Known as An Fhaiche Mhór in Irish, the origin of the square comes from a medieval open space in front of a town gate. The plot of land that became Eyre Square was officially presented to the city in 1710 by Mayor Edward Eyre, from whom it took its name. In 1801, General Meyrick, erected a stone wall around the square, which was later known as Meyrick Square. In the middle of the 19th century the whole park underwent a redevelopment in the Georgian style. In the 1960s, a full-scale reconstruction started and the iron railings were removed and raised around the backyard of St. Nicholas' Collegiate Church.

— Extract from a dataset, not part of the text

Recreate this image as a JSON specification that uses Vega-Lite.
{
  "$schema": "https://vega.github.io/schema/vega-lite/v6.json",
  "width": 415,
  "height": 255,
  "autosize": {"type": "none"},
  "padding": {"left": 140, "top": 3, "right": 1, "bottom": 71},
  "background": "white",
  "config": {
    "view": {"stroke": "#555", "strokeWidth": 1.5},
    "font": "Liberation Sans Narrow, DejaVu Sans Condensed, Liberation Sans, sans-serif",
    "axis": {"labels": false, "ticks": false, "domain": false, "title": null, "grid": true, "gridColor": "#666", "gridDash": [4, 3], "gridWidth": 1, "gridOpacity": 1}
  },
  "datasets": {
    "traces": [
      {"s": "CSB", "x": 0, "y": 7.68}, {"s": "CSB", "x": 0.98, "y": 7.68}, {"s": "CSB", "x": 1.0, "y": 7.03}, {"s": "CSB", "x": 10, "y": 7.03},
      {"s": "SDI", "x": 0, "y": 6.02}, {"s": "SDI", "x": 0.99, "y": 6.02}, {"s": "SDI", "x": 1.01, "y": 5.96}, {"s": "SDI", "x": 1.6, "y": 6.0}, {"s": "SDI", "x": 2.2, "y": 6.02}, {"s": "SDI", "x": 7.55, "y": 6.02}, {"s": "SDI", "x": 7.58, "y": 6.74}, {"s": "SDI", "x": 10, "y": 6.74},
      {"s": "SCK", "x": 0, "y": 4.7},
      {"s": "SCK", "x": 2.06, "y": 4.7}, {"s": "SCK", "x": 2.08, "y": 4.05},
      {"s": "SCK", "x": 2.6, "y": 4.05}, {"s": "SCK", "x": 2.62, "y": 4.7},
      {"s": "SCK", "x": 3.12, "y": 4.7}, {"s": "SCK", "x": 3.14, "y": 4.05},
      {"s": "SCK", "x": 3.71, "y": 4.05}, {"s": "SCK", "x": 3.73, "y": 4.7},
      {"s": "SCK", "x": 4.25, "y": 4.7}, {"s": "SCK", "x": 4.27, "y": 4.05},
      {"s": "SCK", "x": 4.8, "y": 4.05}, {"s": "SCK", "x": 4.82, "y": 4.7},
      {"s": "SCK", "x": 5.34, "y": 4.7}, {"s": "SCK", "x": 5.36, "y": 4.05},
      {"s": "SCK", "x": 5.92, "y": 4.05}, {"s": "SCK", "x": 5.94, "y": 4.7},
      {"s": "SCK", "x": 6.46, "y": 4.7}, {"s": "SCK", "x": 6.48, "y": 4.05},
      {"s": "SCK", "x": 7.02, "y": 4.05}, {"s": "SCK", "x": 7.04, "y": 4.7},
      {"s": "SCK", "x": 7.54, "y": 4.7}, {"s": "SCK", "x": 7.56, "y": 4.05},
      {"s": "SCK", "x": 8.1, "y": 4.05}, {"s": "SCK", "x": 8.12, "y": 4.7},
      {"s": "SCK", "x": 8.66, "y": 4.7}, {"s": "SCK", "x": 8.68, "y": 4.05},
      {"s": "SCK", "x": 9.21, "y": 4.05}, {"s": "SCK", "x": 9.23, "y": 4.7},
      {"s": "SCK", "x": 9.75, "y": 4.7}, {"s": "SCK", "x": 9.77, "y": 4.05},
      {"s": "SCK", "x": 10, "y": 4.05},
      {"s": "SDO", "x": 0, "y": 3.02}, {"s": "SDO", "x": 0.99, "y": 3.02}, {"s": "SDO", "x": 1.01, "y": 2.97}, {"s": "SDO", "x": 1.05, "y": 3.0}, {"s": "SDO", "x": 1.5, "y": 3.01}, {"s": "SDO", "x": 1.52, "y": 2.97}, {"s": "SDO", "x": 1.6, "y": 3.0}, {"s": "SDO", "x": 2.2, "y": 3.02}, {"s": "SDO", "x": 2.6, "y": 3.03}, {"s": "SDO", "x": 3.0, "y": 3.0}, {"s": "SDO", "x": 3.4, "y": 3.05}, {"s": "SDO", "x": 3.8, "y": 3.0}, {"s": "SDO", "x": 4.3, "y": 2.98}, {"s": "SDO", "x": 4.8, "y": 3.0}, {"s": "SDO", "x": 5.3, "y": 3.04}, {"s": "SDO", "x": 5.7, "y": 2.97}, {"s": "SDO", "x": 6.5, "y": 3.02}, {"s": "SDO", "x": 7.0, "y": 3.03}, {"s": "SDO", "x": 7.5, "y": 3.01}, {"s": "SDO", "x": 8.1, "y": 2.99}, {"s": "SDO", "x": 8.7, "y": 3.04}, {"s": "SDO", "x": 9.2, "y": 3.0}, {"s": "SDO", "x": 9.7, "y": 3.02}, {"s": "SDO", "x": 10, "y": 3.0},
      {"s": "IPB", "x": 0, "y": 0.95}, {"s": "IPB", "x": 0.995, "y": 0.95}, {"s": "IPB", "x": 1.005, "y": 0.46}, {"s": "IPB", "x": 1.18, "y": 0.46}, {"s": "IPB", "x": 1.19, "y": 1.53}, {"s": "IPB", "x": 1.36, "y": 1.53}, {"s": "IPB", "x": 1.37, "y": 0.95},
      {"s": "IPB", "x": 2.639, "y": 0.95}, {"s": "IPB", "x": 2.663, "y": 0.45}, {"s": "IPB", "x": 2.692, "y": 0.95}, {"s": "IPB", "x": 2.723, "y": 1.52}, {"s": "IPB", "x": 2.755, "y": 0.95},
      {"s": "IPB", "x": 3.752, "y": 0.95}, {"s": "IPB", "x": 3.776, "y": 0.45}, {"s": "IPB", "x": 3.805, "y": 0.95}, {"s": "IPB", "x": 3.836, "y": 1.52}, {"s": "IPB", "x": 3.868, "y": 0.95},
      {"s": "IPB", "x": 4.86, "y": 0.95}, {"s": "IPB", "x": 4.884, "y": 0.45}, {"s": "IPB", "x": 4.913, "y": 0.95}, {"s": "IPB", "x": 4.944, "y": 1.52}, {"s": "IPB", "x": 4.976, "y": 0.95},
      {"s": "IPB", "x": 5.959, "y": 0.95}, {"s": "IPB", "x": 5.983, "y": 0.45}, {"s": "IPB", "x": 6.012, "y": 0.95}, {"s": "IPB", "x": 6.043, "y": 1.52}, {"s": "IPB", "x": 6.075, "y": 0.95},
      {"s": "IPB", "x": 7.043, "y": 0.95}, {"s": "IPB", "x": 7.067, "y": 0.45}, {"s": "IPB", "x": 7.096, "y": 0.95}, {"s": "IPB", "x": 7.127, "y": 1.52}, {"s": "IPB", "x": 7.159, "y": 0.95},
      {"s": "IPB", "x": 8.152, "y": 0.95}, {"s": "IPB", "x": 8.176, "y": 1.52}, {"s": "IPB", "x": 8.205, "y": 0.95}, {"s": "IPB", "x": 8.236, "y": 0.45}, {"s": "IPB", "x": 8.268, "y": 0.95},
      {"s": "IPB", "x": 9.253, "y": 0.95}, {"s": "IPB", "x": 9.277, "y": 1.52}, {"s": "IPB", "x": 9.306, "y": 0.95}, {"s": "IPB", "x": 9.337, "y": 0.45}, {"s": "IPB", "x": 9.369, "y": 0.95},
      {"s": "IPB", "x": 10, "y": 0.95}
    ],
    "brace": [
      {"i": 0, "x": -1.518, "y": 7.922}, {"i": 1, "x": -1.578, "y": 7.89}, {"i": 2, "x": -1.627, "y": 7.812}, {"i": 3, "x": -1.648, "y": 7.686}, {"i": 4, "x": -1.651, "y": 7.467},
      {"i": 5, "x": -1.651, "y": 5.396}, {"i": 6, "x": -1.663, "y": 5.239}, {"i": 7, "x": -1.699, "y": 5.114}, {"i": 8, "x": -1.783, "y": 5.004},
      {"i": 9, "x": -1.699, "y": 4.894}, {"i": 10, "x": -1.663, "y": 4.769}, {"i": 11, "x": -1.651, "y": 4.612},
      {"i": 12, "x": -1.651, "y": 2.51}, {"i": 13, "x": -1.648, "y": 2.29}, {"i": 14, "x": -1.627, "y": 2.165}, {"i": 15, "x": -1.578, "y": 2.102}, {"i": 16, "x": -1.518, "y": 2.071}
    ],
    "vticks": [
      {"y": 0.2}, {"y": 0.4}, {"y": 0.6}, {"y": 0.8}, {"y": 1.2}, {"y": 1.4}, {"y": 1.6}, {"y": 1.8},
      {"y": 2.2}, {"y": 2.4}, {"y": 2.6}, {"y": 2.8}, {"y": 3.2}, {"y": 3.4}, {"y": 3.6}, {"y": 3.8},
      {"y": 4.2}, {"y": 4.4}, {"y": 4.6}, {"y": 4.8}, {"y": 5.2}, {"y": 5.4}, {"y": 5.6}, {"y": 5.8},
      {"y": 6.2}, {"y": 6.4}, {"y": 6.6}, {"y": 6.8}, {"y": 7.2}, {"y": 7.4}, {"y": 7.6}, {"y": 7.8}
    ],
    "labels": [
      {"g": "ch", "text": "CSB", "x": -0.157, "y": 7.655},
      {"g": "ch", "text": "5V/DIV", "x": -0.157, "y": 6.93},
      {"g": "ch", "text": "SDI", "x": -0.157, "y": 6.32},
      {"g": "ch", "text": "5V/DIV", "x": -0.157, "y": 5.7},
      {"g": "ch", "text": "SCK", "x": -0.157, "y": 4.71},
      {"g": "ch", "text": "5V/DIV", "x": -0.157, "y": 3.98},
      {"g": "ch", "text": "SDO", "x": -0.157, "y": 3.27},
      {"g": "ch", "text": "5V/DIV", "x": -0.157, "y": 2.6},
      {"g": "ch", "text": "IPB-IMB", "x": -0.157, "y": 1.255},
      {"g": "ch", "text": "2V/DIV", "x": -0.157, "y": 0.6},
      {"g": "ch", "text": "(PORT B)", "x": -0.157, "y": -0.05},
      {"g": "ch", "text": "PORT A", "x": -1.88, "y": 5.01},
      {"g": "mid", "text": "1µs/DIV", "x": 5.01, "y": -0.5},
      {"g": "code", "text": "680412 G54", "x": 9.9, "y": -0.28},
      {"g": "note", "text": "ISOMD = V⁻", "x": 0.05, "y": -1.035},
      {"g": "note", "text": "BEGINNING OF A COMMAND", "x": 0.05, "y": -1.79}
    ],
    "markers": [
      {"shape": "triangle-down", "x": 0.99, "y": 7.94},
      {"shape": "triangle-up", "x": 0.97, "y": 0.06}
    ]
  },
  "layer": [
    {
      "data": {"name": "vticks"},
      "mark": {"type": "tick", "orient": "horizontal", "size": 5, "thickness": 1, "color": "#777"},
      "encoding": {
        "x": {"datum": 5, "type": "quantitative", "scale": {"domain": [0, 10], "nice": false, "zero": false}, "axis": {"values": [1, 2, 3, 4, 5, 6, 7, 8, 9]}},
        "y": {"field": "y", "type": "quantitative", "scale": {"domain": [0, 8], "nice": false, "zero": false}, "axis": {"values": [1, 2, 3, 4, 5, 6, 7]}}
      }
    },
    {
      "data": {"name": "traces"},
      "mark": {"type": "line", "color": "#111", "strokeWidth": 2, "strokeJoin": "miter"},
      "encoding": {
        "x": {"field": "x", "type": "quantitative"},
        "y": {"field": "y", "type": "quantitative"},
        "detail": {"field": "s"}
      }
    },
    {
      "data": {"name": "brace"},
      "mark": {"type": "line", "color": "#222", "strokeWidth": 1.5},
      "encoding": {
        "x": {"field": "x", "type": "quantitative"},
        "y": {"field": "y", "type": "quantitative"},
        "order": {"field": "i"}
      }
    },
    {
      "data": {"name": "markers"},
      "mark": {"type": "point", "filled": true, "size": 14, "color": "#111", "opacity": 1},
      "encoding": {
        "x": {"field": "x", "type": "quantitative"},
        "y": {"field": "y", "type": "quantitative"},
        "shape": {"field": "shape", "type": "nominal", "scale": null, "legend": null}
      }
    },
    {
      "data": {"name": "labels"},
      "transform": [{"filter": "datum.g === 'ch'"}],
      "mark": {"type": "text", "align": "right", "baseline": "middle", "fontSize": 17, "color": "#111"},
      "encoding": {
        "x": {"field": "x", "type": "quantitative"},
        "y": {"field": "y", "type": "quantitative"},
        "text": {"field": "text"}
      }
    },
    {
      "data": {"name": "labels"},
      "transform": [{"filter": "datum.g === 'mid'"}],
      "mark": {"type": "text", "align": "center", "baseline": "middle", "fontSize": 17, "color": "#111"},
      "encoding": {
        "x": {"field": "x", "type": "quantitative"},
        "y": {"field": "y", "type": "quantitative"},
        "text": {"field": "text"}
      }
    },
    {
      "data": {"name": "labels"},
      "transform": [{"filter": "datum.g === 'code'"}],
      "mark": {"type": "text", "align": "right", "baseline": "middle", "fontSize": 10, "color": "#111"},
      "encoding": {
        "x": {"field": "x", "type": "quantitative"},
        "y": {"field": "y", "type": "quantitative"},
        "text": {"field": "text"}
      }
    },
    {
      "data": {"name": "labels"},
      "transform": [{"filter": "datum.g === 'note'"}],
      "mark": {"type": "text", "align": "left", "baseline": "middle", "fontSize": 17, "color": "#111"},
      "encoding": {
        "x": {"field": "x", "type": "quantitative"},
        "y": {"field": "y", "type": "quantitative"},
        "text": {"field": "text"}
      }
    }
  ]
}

In 1965, the square was officially renamed "John F. Kennedy Memorial Park" in honour of U.S. President who visited Galway city and made a speech in the square on 29 June 1963 and who was made a Freeman of the City shortly before his death in 1963. Despite the renaming, the square is still widely known as Eyre Square. Of particular note is the Merchant Family ‘Browne Doorway’. It has been standing in Eyre Square since 1870, having been moved from Lower Abbeygate Street, the location of the Browne family house. The Iron Fountain is representative of the sails of a traditional fishing boat or ‘Galway Hooker’.

Corrib Princess Cruise on Lough Corrib

The Corrib Princess sails from Woodquay in the heart of Galway city. The journey takes passengers along the majestic River Corrib and onto Lough Corrib Irelands second largest lake providing visitors with unsurpassed views and natural amenities that make this the most spectacular waterway in Ireland. The Corrib Princess takes you past castles and various sites of both historical and cultural interest. You can enjoy this natural wonderland either as a member of a group, with your family or friends or, simply by yourself.